変革の真っただ中にある自動車産業にあって、自動運転の無人ロボタクシーの実現に突き進むのが、米ゼネラルモーターズ(GM)だ。新刊『モビリティX シリコンバレーで見えた2030年の自動車産業 DX、SXの誤解と本質』(日経BP)をベースに、既存の自動車メーカー(OEM)の動きで注目すべき、GMの最新戦略を解説していく。

自動運転でサンフランシスコ内を走行するGM傘下のCruiseの自動運転車(画像/22年6月ごろ筆者ら撮影)
自動運転でサンフランシスコ内を走行するGM傘下のCruiseの自動運転車(画像/22年6月ごろ筆者ら撮影)

CASEで生まれる「2つの巨大市場」

 過去に起きたスマートフォンによる変革がそうだったように、イノベーションが起こるときは物事の価値の前提が変わる。前提の変化は必ずしも一つの製品やサービスによってもたらされるのではなく、複数の要素技術の変化によって生じることが多い。

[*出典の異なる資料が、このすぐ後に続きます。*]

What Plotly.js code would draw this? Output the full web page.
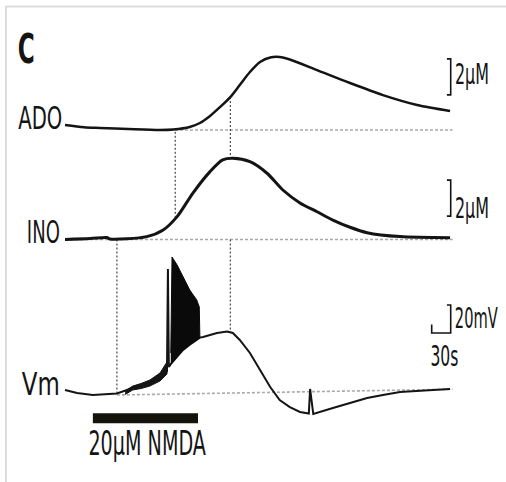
<!DOCTYPE html>
<html><head><meta charset="utf-8">
<script src="https://cdn.plot.ly/plotly-3.0.1.min.js"></script>
<style>html,body{margin:0;padding:0;background:#fff}#c{width:506px;height:482px}</style>
</head><body><div id="c"></div>
<script>
// ---- data (time in s, ADO/INO in µM above baseline, Vm in mV above baseline) ----
const adoT = [0, 30, 55, 100, 150, 171, 197, 213, 229, 245, 261, 276, 292, 308, 324, 339, 355, 398, 450, 502, 556, 608];
const adoV = [0.28, 0.15, 0.11, 0.05, 0, 0.03, 0.17, 0.39, 0.78, 1.28, 1.83, 2.5, 3.22, 3.78, 4.03, 4.06, 3.92, 3.33, 2.61, 1.94, 1.39, 1.06];
const inoT = [0, 40, 66, 71, 129, 155, 177, 202, 229, 249, 265, 292, 319, 344, 371, 398, 423, 450, 477, 529, 608];
const inoV = [0, 0.05, 0.11, 0.03, 0.16, 0.53, 1.27, 2.58, 3.77, 4.42, 4.51, 4.32, 3.68, 2.75, 2.03, 1.54, 1.08, 0.68, 0.38, 0.16, 0.1];
const vmT = [0, 19, 44, 82, 107, 134, 150, 161, 162.5, 164, 167, 177, 186, 197, 208, 213, 218, 229, 240, 256, 265, 276, 292, 308, 324, 339, 355, 371, 385, 387, 392, 423, 450, 477, 502, 529, 581, 608];
const vmV = [3.6, 1.4, 0, 1.1, 5, 8.6, 12.9, 17, 90, 20, 22, 27, 32, 36, 39.3, 41, 41.4, 42.9, 44.3, 45.4, 44.3, 39.3, 30, 17.9, 5.7, -3.6, -8.6, -12.1, -13.2, 4.3, -13.6, -9.3, -5.7, -2.1, 0, 2.1, 3.6, 4.3];
const noiseT = [95, 107, 120, 134, 150, 161];
const noiseHi = [3.0, 6.4, 8.2, 10.7, 15.7, 23.6];
const noiseLo = [0.4, 3.6, 4.6, 6.4, 10.0, 15.0];
const burstT = [167, 169, 177, 186, 197, 208, 212, 213];
const burstTop = [30, 98.6, 92.9, 84.3, 75, 67.9, 62.9, 41];
const burstBottom = [22, 23, 27, 32, 36, 39.3, 41, 41];
const adoBaseT = [150, 612], adoBaseV = [0, 0];
const inoBaseT = [0, 612], inoBaseV = [0, 0];
const vmBaseT = [82, 612], vmBaseV = [0, 4.1];
const markerT = [82, 174, 261];          // vertical guide lines (s)
const nmda = [44, 210];                 // NMDA application (s)
const scaleTime = 30, scaleVm = 20, scaleConc = 2;
const labels = ['ADO', 'INO', 'Vm'];

// ---- layout geometry ----
const W = 506, H = 482;
const x0px = 65, pxPerS = 19 / 30;
const adoBasePx = 130, inoBasePx = 239.5, vmBasePx = 395;
const pxPerUM = 18, pxPerMV = 1.4;
const xr = [(0 - x0px) / pxPerS, (W - x0px) / pxPerS];
const rng = (base, k) => [(base - H) / k, base / k];
const yA = rng(adoBasePx, pxPerUM), yI = rng(inoBasePx, pxPerUM), yV = rng(vmBasePx, pxPerMV);
const toPaper = (v, r) => (v - r[0]) / (r[1] - r[0]);
const PX = x => x / W, PY = y => 1 - y / H;
const FONT = "'DejaVu Sans Condensed', 'Liberation Sans', sans-serif";
const INK = '#141414';

const ax = {visible: false, showgrid: false, zeroline: false, fixedrange: true};
const dashGray = {color: '#a9a9a9', width: 1.6, dash: '3px,2px'};
const traces = [
  {x: adoBaseT, y: adoBaseV, yaxis: 'y', mode: 'lines', line: dashGray},
  {x: inoBaseT, y: inoBaseV, yaxis: 'y2', mode: 'lines', line: dashGray},
  {x: vmBaseT, y: vmBaseV, yaxis: 'y3', mode: 'lines', line: dashGray},
  {x: adoT, y: adoV, yaxis: 'y', mode: 'lines', line: {color: INK, width: 2.5, shape: 'spline', smoothing: 0.8}},
  {x: inoT, y: inoV, yaxis: 'y2', mode: 'lines', line: {color: INK, width: 3, shape: 'spline', smoothing: 0.8}},
  {x: vmT, y: vmV, yaxis: 'y3', mode: 'lines', line: {color: INK, width: 2}},
  {x: noiseT.concat(noiseT.slice().reverse()), y: noiseHi.concat(noiseLo.slice().reverse()), yaxis: 'y3',
   mode: 'lines', fill: 'toself', fillcolor: INK, line: {color: INK, width: 1}},
  {x: burstT.concat(burstT.slice().reverse()), y: burstTop.concat(burstBottom.slice().reverse()), yaxis: 'y3',
   mode: 'lines', fill: 'toself', fillcolor: '#0a0a0a', line: {color: '#0a0a0a', width: 1}}
];

// vertical guide lines (paper y computed from the axes they join)
const interp = (t, T, V) => { for (let i = 1; i < T.length; i++) if (t <= T[i]) { const f = (t - T[i-1]) / (T[i] - T[i-1]); return V[i-1] + f * (V[i] - V[i-1]); } return V[V.length-1]; };
const guide = (t, ya, yb) => ({type: 'line', xref: 'x', yref: 'paper', x0: t, x1: t, y0: ya, y1: yb, line: {color: '#222', width: 1, dash: '2px,2px'}});
const shapes = [
  {type: 'line', xref: 'paper', yref: 'paper', x0: PX(5), x1: 1, y0: PY(6.5), y1: PY(6.5), line: {color: '#dcdcdc', width: 2}},
  {type: 'line', xref: 'paper', yref: 'paper', x0: PX(6), x1: PX(6), y0: PY(6), y1: 0, line: {color: '#dcdcdc', width: 2}},
  guide(markerT[0], toPaper(0, yI), toPaper(interp(markerT[0], vmT, vmV), yV)),
  guide(markerT[1], toPaper(-0.1, yA), toPaper(interp(markerT[1], inoT, inoV), yI)),
  guide(markerT[2], toPaper(interp(markerT[2], adoT, adoV), yA), toPaper(interp(markerT[2], inoT, inoV), yI)),
  guide(markerT[2], toPaper(0, yI), toPaper(interp(markerT[2], vmT, vmV), yV)),
  {type: 'rect', xref: 'x', yref: 'y3', x0: nmda[0], x1: nmda[1], y0: -13, y1: -20.2, fillcolor: '#14140b', line: {width: 0}}
];
const brk = (axis, top) => ({type: 'path', xref: 'x', yref: axis,
  path: `M 603 ${top} L 609 ${top} L 609 ${top - scaleConc} L 603 ${top - scaleConc}`, line: {color: INK, width: 1.6}});
shapes.push(brk('y', 3.95), brk('y2', 3.3));
const sbT = 609, sbV = 44.3;
shapes.push({type: 'path', xref: 'x', yref: 'y3',
  path: `M ${sbT - scaleTime} ${sbV + 6} L ${sbT - scaleTime} ${sbV} L ${sbT} ${sbV} L ${sbT} ${sbV + scaleVm} L ${sbT - 6} ${sbV + scaleVm}`,
  line: {color: INK, width: 1.6}});

// text: [text, left px, right px, centre y px, font size, bold]
const texts = [
  ['C', 17, 34, 49, 40, true],
  [labels[0], 18, 62, 118, 32],
  [labels[1], 27, 60, 232, 32],
  [labels[2], 22, 60, 384, 32],
  ['2µM', 455, 489, 74, 28],
  ['2µM', 455, 489, 208, 28],
  ['20mV', 455, 498, 318, 29],
  ['30s', 430, 458, 356, 29],
  ['20µM NMDA', 88, 206, 443, 33]
];
const annotations = texts.map(([t, l, r, y, s, b]) => ({
  text: b ? '<b>' + t + '</b>' : t, xref: 'paper', yref: 'paper', x: PX((l + r) / 2), y: PY(y),
  xanchor: 'center', yanchor: 'middle', showarrow: false,
  font: {family: FONT, size: s, color: INK}
}));

Plotly.newPlot('c', traces, {
  width: W, height: H, margin: {l: 0, r: 0, t: 0, b: 0}, showlegend: false,
  paper_bgcolor: '#fff', plot_bgcolor: '#fff',
  xaxis: Object.assign({range: xr}, ax),
  yaxis: Object.assign({range: yA}, ax),
  yaxis2: Object.assign({range: yI, overlaying: 'y'}, ax),
  yaxis3: Object.assign({range: yV, overlaying: 'y'}, ax),
  shapes, annotations
}, {staticPlot: true}).then(gd => {
  // condense each label horizontally to the width it has in the figure
  const els = gd.querySelectorAll('text.annotation-text');
  els.forEach((el, i) => {
    const bb = el.getBBox();
    const target = texts[i][2] - texts[i][1];
    const s = Math.min(1, target / bb.width);
    const cx = bb.x + bb.width / 2;
    el.setAttribute('transform', `translate(${cx},0) scale(${s},1) translate(${-cx},0)`);
  });
});
</script></body></html>
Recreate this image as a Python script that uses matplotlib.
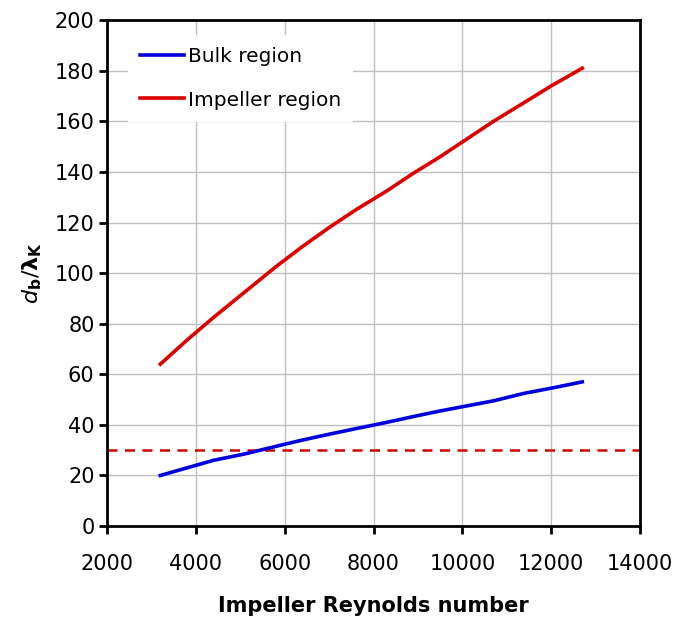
import matplotlib
matplotlib.use("Agg")
import matplotlib.pyplot as plt

# Impeller Reynolds number values
reynolds = [3200, 3800, 4400, 5100, 5800, 6400, 7000, 7600, 8300, 8900,
            9500, 10100, 10700, 11400, 12000, 12700]
bulk = [20, 23, 26, 28.5, 31.5, 34, 36.3, 38.5, 41, 43.3,
        45.5, 47.5, 49.5, 52.5, 54.5, 57]
impeller = [64, 73.5, 82.5, 92.5, 102.5, 110.5, 118, 125, 132.5, 139.5,
            146, 153, 160, 167.5, 174, 181]
threshold = 30

fig = plt.figure(figsize=(6.73, 6.30), dpi=100)
ax = fig.add_axes([0.159, 0.165, 0.792, 0.803])

ax.plot(reynolds, bulk, color='#0000dd', lw=2.6, label='Bulk region', zorder=3)
ax.plot(reynolds, impeller, color='#dd0000', lw=2.6, label='Impeller region', zorder=3)
ax.axhline(threshold, color='#cc0000', lw=1.8, ls=(0, (4, 3)), zorder=2)

ax.set_xlim(2000, 14000)
ax.set_ylim(0, 200)
ax.set_xticks(range(2000, 14001, 2000))
ax.set_yticks(range(0, 201, 20))
ax.grid(True, color='#c0c0c0', lw=1)
ax.set_axisbelow(True)

for s in ax.spines.values():
    s.set_linewidth(2)
ax.tick_params(axis='both', direction='out', length=6, width=2, labelsize=15)
ax.tick_params(axis='x', pad=14)
ax.tick_params(axis='y', pad=3)

ax.set_xlabel('Impeller Reynolds number', fontsize=15, fontweight='bold', labelpad=16)
ax.set_ylabel(r'$\mathbf{\mathit{d}}_{\mathbf{b}}/\mathbf{\lambda}_{\mathbf{K}}$',
              fontsize=16, labelpad=8)

leg = ax.legend(loc='upper left', fontsize=14.5, frameon=True, framealpha=1,
                edgecolor='none', fancybox=False, labelspacing=1.2,
                handlelength=2.2, handletextpad=0.2, borderpad=0.6,
                bbox_to_anchor=(0.02, 0.99))
leg.get_frame().set_linewidth(0)

fig.savefig('out.png', dpi=100)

 それは自動車産業の潮流である「CASE(コネクテッド:Connected、自動化:Autonomous、シェアリング:Shared、電動化:Electric)」も同じだ。個々の要素の進展よりも、複数がかけ合わさり相互に影響を及ぼすことで物事の価値の前提が変化し、自動車産業にゲームチェンジが起こる可能性がある。

 筆者らはCASEの普及時期には差こそあれ、2030年を一つの目安として確実にすべての要素が普及に近づいており、破壊的なイノベーションが起こるのではないかと考えている。そこでは2つの大きな市場が生まれるだろう。

 まず1つ目は、従来のライドシェアに自動運転技術が加わり、ロボタクシーの市場が立ち上がることだ。その背景の一つとして、世界中で普及しているウーバーのようなライドシェア企業が自動運転の技術開発に積極的なモチベーションを持っていることがある。ロボタクシーの導入でドライバーが不要となれば、ライドシェア企業は事業コストを大幅に抑えることが可能になるからだ。

 デロイトインサイツの調査によると、いわゆるロボタクシー(シェアリング型自動運転)のコストは、従来の個人所有の車をドライバーが運転しているコストに比べて、3分の1以下という圧倒的なコスト削減が達成されるとのデータもある。さらに、EVでロボタクシーを運用した場合のコストについては、個人所有の車をドライバーが運転する場合の5分の1に当たる0.18ドル/1マイルとの試算がテスラより発表されている。つまり、CASEの「A」「S」「E」の要素のかけ合わせで圧倒的にコスト削減したビジネスモデルが構築される可能性があるのだ。

 もう一つの市場は、ロボタクシーに「C(コネクテッド)」が加わる際の変化によるものだ。ロボタクシーが前提になった環境では、人々は運転から解放されて車内での可処分時間が増大する。現在も様々な車内エンターテインメントが提供され始めているが、それがさらに充実して新たな顧客体験が創出される可能性がある。

 例えば、重要なミーティングに向けてロボタクシーで移動している顧客であれば車内で仕事をするかもしれないし、休日にスキーや山登りに向かっているのであれば事前に準備運動やイメージトレーニング、シミュレーションをするかもしれない。ロボタクシーは、もはや車という様々な体験を演出する特別な空間に「移動がついてきている」と考えてもいい。第一の目的が移動ではなく、移動中にどのような時間を過ごすかに変わる可能性すらあるのだ。

 少し古いデータだが、13年に出されたモルガンスタンレーの分析によると、将来の車の価値の大部分はソフトウエアとハードウエアに二分されると想定され、ソフトウエアの市場は車体販売の市場の1.5倍に到達するといわれている。また、2030年には米国で3000万台のコネクテッドカーが登場し、800億ドルのサービス市場が生まれるとも予測されている。

ロボタクシーで先行するGM系クルーズ

 それでは、将来実現するであろうロボタクシーに対して、どのような取り組みが進んでいるのか。まず取り上げたいのは、既存プレーヤーである自動車メーカーでありながら、DXによる新たなビジネス開発を推し進めている米ゼネラルモーターズ(GM)だ。同社は、今後ロボタクシー市場で年間500億ドルの収益、コネクテッドサービス市場で年間200億~250億ドルの収益を見込んでいる。